Le premier ministre du Manitoba ne digère toujours pas la loi sur la laïcité

Le premier ministre du Manitoba, le conservateur Brian Pallister, ne digère toujours pas la loi 21 du Québec sur le port de symboles religieux. Il réitère qu’il la trouve discriminatoire et inacceptable, même s’il reconnaît que ce faisant, il risque d’attiser les divisions déjà nombreuses au pays.
M. Pallister était de passage à Ottawa pour rencontrer son homologue fédéral, Justin Trudeau, dans le cadre de ces consultations tous azimuts que mène ce dernier afin de bien calibrer l’action à venir de son gouvernement devenu minoritaire. Le premier ministre manitobain a indiqué devant les caméras qu’il avait abordé la question de la controversée loi avec M. Trudeau.
« Je suis plus que préoccupé par cette loi, a expliqué M. Pallister. Je crois que le Québec est bien trop fort pour avoir besoin d’une loi comme celle-là. J’ai beaucoup trop de respect pour le Québec, les Québécois et leur place au sein du Canada pour croire que cette loi est nécessaire. Elle est inutile et dangereuse. Je suis un homme de la terre, alors je n’aime pas l’érosion. Et quand je vois l’érosion des droits des gens, je pense que c’est important de prendre la parole, même si je ne suis pas directement touché. »
M. Pallister a refusé de dire s’il avait demandé au premier ministre canadien de prendre part aux contestations judiciaires actuelles ou à venir de cette loi. « Nous avons discuté de la question. Il y a une préoccupation évidente réelle de ne pas provoquer des divisions en soulevant des enjeux qui provoquent et divisent. Mais c’est une question de droits de la personne, alors ce n’est pas dans ma nature de rester silencieux. »
Brian Pallister avait déjà vertement dénoncé la loi en juin dernier et invité ses homologues des autres provinces à faire de même. La ville de Winnipeg a adopté à l’unanimité une résolution le mois dernier déclarant que la loi 21 « perpétue l’exclusion, la discrimination ».
Front commun effrité
Par ailleurs, bien que M. Pallister fasse en théorie partie du front commun des premiers ministres provinciaux conservateurs s’opposant aux libéraux fédéraux, il a quelque peu pris ses distances vendredi de ses autres collègues. Il a d’abord pris un ton conciliant, disant être venu « en ami » afin d’aider « à restaurer la foi » de ses concitoyens dans le pays.
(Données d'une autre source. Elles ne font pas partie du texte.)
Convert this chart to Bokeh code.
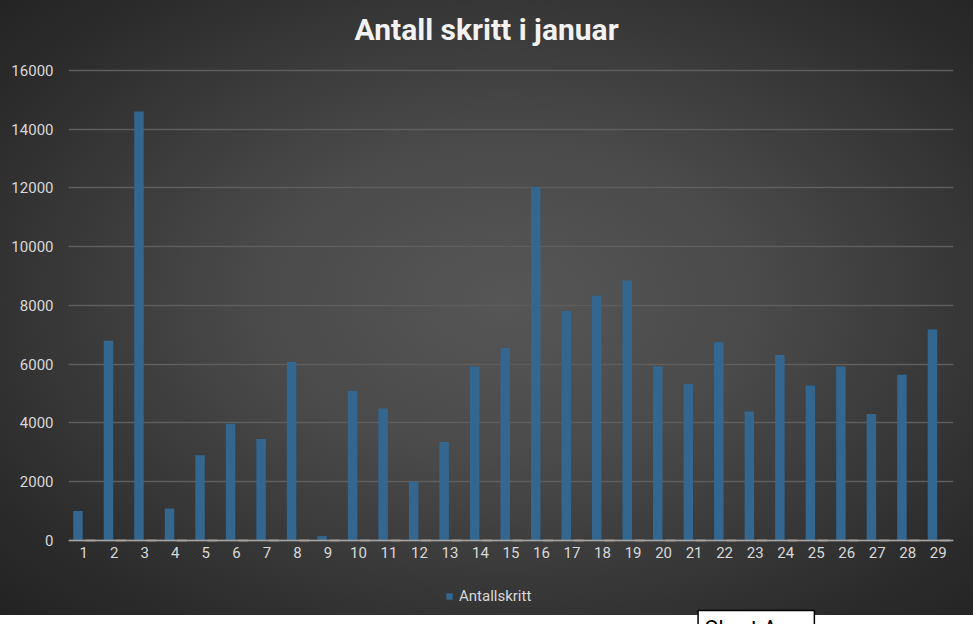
from bokeh.plotting import figure
from bokeh.models import (ColumnDataSource, Range1d, FixedTicker, Legend, LegendItem,
                          Label, BasicTickFormatter)
from bokeh.transform import dodge
from bokeh.embed import file_html
from bokeh.resources import INLINE

# ---- data ----
days = list(range(1, 30))
steps = [1000, 6800, 14600, 1090, 2900, 3970, 3455, 6080, 150, 5090,
         4490, 2010, 3350, 5920, 6555, 12030, 7815, 8335, 8850, 5920,
         5330, 6745, 4395, 6315, 5280, 5920, 4305, 5645, 7180]
series2 = [0, 0, 0, 0, 0, 0, 0, 0, 0, 0, 0, 0, 0, 0, 0, 0, 0, 0, 0, 0,
           0, 0, 0, 0, 0, 0, 0, 0, 0]
y_ticks = [0, 2000, 4000, 6000, 8000, 10000, 12000, 14000, 16000]
title_text = "Antall skritt i januar"
legend_label = "Antallskritt"

src = ColumnDataSource(dict(day=days, steps=steps, s2=series2))

TXT = "#d9d9d9"

# frame spans the whole height: 16000 sits at ~70px, zero at ~540px
p = figure(width=973, height=624, output_backend="svg", toolbar_location=None,
           x_range=Range1d(0.5, 29.5), y_range=Range1d(-2860, 18383),
           min_border_left=68, min_border_right=20, min_border_top=0,
           min_border_bottom=0)

p.styles = {"background": "linear-gradient(to bottom, rgba(0,0,0,0) 615px, #ffffff 615px), "
                          "radial-gradient(ellipse farthest-corner at 52% 48%, #565656 0%, #4a4a4a 35%, #2c2c2c 80%, #222222 100%)"}
p.background_fill_alpha = 0
p.border_fill_alpha = 0
p.outline_line_color = None

# title (drawn as a label so it can sit exactly where Excel put it)
title = Label(x=14.2, y=17380, text=title_text, text_align="center",
              text_baseline="alphabetic", text_font="Roboto",
              text_font_style="bold", text_font_size="30px", text_color="#f2f2f2")
p.add_layout(title)

bars = p.vbar(x=dodge("day", -0.19, range=p.x_range), top="steps", width=0.31,
              source=src, fill_color="#336790", line_color=None)
p.segment(x0=dodge("day", 0.06, range=p.x_range), x1=dodge("day", 0.38, range=p.x_range),
          y0="s2", y1="s2", source=src, line_color="#e3b79c", line_width=1.5)

# axes
p.xaxis.fixed_location = 0
p.xaxis.ticker = FixedTicker(ticks=days)
p.xaxis.major_tick_line_color = None
p.xaxis.minor_tick_line_color = None
p.xaxis.axis_line_color = "#a6a6a6"
p.xaxis.axis_line_width = 1.5
p.xaxis.major_label_text_color = TXT
p.xaxis.major_label_text_font = "Roboto"
p.xaxis.major_label_text_font_size = "15px"
p.xaxis.major_label_standoff = 1

p.yaxis.ticker = FixedTicker(ticks=y_ticks)
p.yaxis.formatter = BasicTickFormatter(use_scientific=False)
p.yaxis.major_tick_line_color = None
p.yaxis.minor_tick_line_color = None
p.yaxis.axis_line_color = None
p.yaxis.major_label_text_color = TXT
p.yaxis.major_label_text_font = "Roboto"
p.yaxis.major_label_text_font_size = "15px"
p.yaxis.major_label_standoff = 9

p.xgrid.grid_line_color = None
p.ygrid.grid_line_color = "#5e5e5e"
p.ygrid.grid_line_width = 1.5

legend = Legend(items=[LegendItem(label=legend_label, renderers=[bars])],
                orientation="horizontal", location=(377, 19),
                background_fill_alpha=0, border_line_color=None,
                label_text_color=TXT, label_text_font="Roboto",
                label_text_font_size="15px", glyph_width=8, glyph_height=8,
                label_standoff=6, margin=0, padding=2)
p.add_layout(legend)

# Excel tooltip visible in the screenshot
tip = Label(x=21.13, y=-2380, text="Chart Area", text_font="Roboto",
            text_font_size="22px", text_color="black",
            background_fill_color="white", border_line_color="black",
            border_line_width=1.5, text_baseline="top", padding=6)
p.add_layout(tip)

open("out.html", "w").write(file_html(p, INLINE))
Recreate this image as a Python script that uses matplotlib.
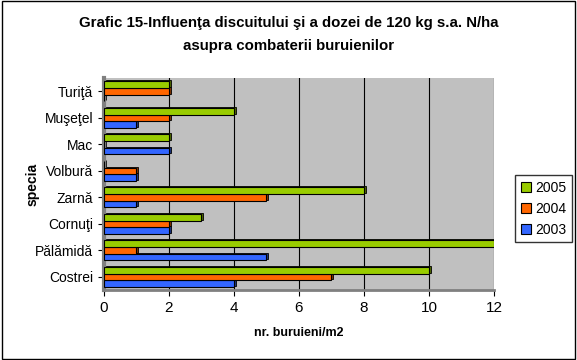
import matplotlib.pyplot as plt
import matplotlib.patches as mpatches
import numpy as np

plt.rcParams['font.family'] = ['Liberation Sans', 'DejaVu Sans']

# date
specii = ['Costrei', 'Pălămidă', 'Cornuţi', 'Zarnă', 'Volbură', 'Mac', 'Muşeţel', 'Turiţă']
ani = ['2003', '2004', '2005']
v2003 = [4, 5, 2, 1, 1, 2, 1, 0]
v2004 = [7, 1, 2, 5, 1, 0, 2, 2]
v2005 = [10, 12, 3, 8, 0, 2, 4, 2]
culori = ['#3366ff', '#ff6600', '#99cc00']
culori_umbra = ['#1a3380', '#803300', '#4d6600']

fig = plt.figure(figsize=(5.77, 3.6), dpi=100)
fig.patches.append(mpatches.Rectangle((0.003, 0.003), 0.994, 0.994, transform=fig.transFigure,
                                      fill=False, edgecolor='black', linewidth=1))

ax = fig.add_axes([0.180, 0.194, 0.676, 0.589])
ax.set_facecolor('#c0c0c0')

y = np.arange(len(specii))
h = 0.25
valori = [v2003, v2004, v2005]
for i, vals in enumerate(valori):
    pos = y - h + i * h
    # partea "3D" a barei
    ax.barh(pos + 0.04, vals, height=h, left=0.06, color=culori_umbra[i],
            edgecolor='black', linewidth=0.6, zorder=2)
    ax.barh(pos, vals, height=h, color=culori[i], edgecolor='black',
            linewidth=0.8, zorder=3, label=ani[i])

ax.set_xlim(0, 12)
ax.set_ylim(-0.5, len(specii) - 0.5)
ax.set_xticks(range(0, 13, 2))
ax.set_yticks(y)
ax.set_yticklabels(specii)
ax.xaxis.grid(True, color='black', linewidth=0.8, zorder=1)
ax.set_axisbelow(True)
ax.tick_params(axis='both', labelsize=10, length=4, color='black')
ax.tick_params(axis='x', labelsize=11)
for s in ['top', 'right']:
    ax.spines[s].set_visible(False)
ax.spines['left'].set_color('#808080')
ax.spines['left'].set_linewidth(3)
ax.spines['bottom'].set_color('#808080')
ax.spines['bottom'].set_linewidth(2)

ax.set_xlabel('nr. buruieni/m2', fontsize=9, fontweight='bold', labelpad=9)
ax.set_ylabel('specia', fontsize=10, fontweight='bold', labelpad=-3)

fig.text(0.5, 0.935, 'Grafic 15-Influenţa discuitului şi a dozei de 120 kg s.a. N/ha',
         ha='center', va='center', fontsize=10.8, fontweight='bold')
fig.text(0.5, 0.872, 'asupra combaterii buruienilor',
         ha='center', va='center', fontsize=10.8, fontweight='bold')

handles, labels = ax.get_legend_handles_labels()
leg = fig.legend(handles[::-1], labels[::-1], loc='center', bbox_to_anchor=(0.942, 0.42),
                 fontsize=10, frameon=True, fancybox=False, edgecolor='black',
                 handlelength=0.7, handleheight=0.7, handletextpad=0.3,
                 labelspacing=0.5, borderpad=0.4)
leg.get_frame().set_linewidth(1)

fig.savefig('out.png', dpi=100)
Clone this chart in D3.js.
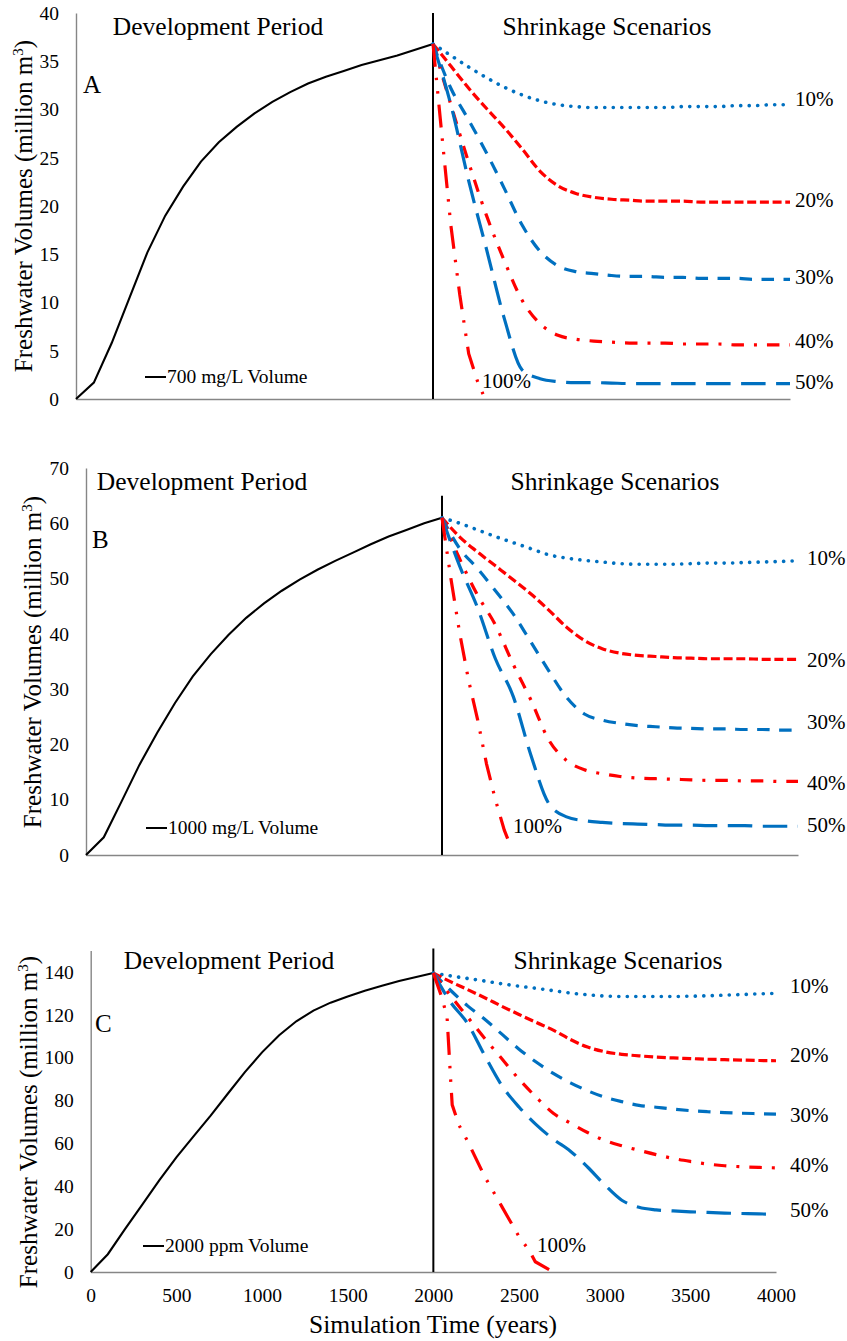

Il a ensuite déclaré qu’il n’avait que faire d’un débat sur la formule de péréquation, débat que réclament ses voisins d’Alberta et de Saskatchewan, Jason Kenney et Scott Moe. M. Kenney menace de tenir un référendum sur la péréquation en 2021 s’il n’obtient pas d’Ottawa un changement à sa très complexe formule de calcul.
« L’idée d’avoir un débat sur la péréquation que six Canadiens comprendraient et apprécieraient découle entièrement du manque de progrès dans la construction [de l’agrandissement] du pipeline Trans Mountain, a soutenu M. Pallister vendredi. La minute où il y aura un pipeline, le débat sur la péréquation deviendra un débat théorique, comme il se doit. »
Il faut dire que contrairement aux autres provinces de l’Ouest, le Manitoba touche de la péréquation, comme le Québec, le Nouveau-Brunswick, la Nouvelle-Écosse et l’Île-du-Prince-Édouard. Le montant lui étant alloué pour 2019-2020 s’élève à 2,3 milliards de dollars, au deuxième rang des provinces bénéficiaires du programme, après le Québec, en montant absolu. Toutefois, en montant par personne, le Manitoba arrive quatrième (à 1610 $ par habitant), derrière les trois provinces atlantiques, mais devant le Québec (1439 $ par habitant).
La péréquation est un programme fédéral visant à compenser financièrement les provinces dont la capacité fiscale est inférieure à la moyenne canadienne afin qu’elles puissent offrir des services sociaux comparables. Ottawa a versé 19,8 milliards cette année à cette fin.